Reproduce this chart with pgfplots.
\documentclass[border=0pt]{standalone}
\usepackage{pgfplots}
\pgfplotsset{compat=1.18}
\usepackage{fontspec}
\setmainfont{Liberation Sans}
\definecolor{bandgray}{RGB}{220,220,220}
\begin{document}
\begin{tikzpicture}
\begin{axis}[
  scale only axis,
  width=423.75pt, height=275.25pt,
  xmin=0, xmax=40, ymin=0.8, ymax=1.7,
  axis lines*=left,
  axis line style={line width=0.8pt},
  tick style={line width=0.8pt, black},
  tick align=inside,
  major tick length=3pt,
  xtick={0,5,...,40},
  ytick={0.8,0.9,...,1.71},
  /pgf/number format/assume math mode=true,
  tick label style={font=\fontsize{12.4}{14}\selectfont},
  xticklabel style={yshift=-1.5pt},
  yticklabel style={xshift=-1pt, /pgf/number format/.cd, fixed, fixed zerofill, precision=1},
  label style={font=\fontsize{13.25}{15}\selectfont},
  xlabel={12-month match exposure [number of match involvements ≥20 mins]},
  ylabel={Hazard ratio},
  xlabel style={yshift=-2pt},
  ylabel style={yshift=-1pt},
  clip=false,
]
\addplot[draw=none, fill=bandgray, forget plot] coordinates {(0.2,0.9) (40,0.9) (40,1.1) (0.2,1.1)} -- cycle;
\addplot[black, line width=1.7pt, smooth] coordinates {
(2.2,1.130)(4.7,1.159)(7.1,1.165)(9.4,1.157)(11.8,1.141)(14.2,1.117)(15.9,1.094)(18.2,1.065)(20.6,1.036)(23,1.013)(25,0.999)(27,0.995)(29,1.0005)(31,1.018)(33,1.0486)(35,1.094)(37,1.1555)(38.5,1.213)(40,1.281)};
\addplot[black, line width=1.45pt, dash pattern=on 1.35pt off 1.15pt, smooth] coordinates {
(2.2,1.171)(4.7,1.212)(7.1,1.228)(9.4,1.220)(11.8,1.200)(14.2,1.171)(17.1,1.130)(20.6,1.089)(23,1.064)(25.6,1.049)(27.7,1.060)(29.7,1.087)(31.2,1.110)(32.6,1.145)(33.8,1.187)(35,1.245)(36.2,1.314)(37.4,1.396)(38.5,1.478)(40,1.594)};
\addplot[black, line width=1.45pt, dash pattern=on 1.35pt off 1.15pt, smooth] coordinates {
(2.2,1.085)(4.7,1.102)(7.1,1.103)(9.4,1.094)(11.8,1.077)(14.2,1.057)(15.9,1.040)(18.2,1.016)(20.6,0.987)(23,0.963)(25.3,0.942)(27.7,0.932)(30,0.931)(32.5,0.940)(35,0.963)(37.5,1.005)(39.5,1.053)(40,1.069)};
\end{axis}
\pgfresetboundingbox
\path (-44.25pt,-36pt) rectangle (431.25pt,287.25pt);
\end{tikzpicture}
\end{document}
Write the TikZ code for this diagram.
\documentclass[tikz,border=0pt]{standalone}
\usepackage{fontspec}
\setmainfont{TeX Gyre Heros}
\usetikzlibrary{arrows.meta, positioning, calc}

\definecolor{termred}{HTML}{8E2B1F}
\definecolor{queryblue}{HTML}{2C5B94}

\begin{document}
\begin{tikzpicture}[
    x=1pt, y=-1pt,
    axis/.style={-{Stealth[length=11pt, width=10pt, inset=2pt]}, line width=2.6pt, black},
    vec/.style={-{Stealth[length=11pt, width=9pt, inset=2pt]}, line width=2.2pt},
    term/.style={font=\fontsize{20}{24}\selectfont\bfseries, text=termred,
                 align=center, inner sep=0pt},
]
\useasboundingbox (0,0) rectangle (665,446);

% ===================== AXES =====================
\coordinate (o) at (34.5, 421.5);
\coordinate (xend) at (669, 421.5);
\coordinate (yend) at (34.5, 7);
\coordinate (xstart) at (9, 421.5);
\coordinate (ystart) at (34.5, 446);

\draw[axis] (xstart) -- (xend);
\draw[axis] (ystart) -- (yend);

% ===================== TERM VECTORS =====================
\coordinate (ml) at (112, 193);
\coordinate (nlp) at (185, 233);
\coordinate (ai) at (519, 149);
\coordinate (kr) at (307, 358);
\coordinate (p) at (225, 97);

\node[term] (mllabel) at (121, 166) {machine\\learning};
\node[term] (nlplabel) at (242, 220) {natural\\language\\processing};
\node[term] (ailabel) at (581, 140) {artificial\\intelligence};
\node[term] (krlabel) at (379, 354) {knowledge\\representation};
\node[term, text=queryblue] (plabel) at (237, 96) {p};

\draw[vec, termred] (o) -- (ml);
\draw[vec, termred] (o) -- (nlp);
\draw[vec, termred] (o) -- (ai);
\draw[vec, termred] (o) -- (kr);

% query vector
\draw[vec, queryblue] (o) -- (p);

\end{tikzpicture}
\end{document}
--
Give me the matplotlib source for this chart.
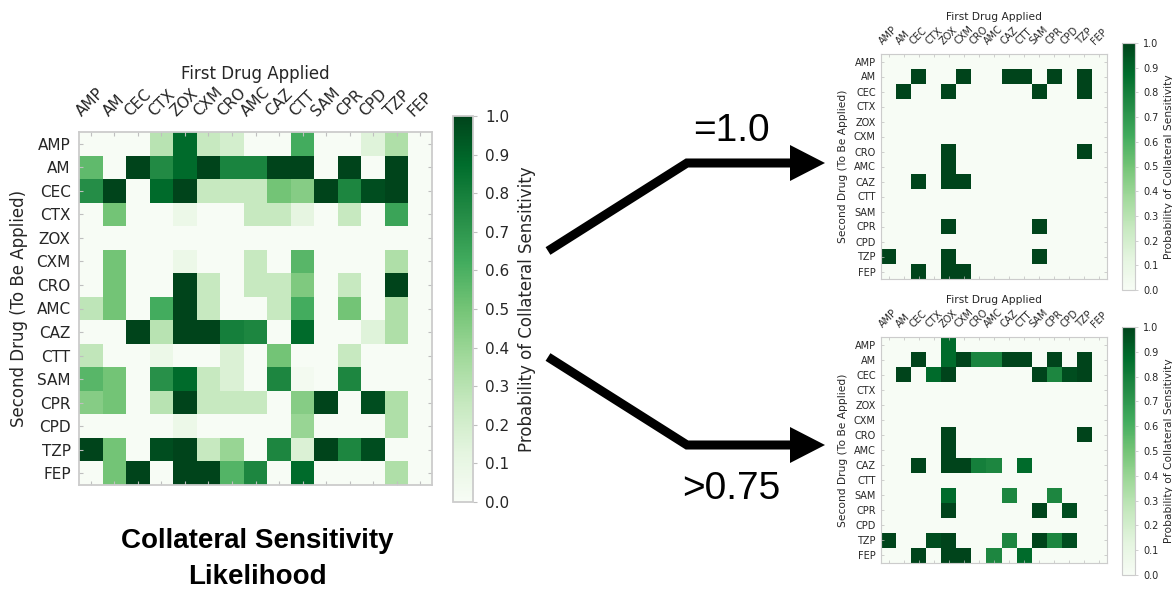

**Your task:** Only lines that contain the word "this" are wanted; copy each of them.

**Response:**
Reproduce this chart with pgfplots.
Write the TikZ code for this diagram.
Give me the matplotlib source for this chart.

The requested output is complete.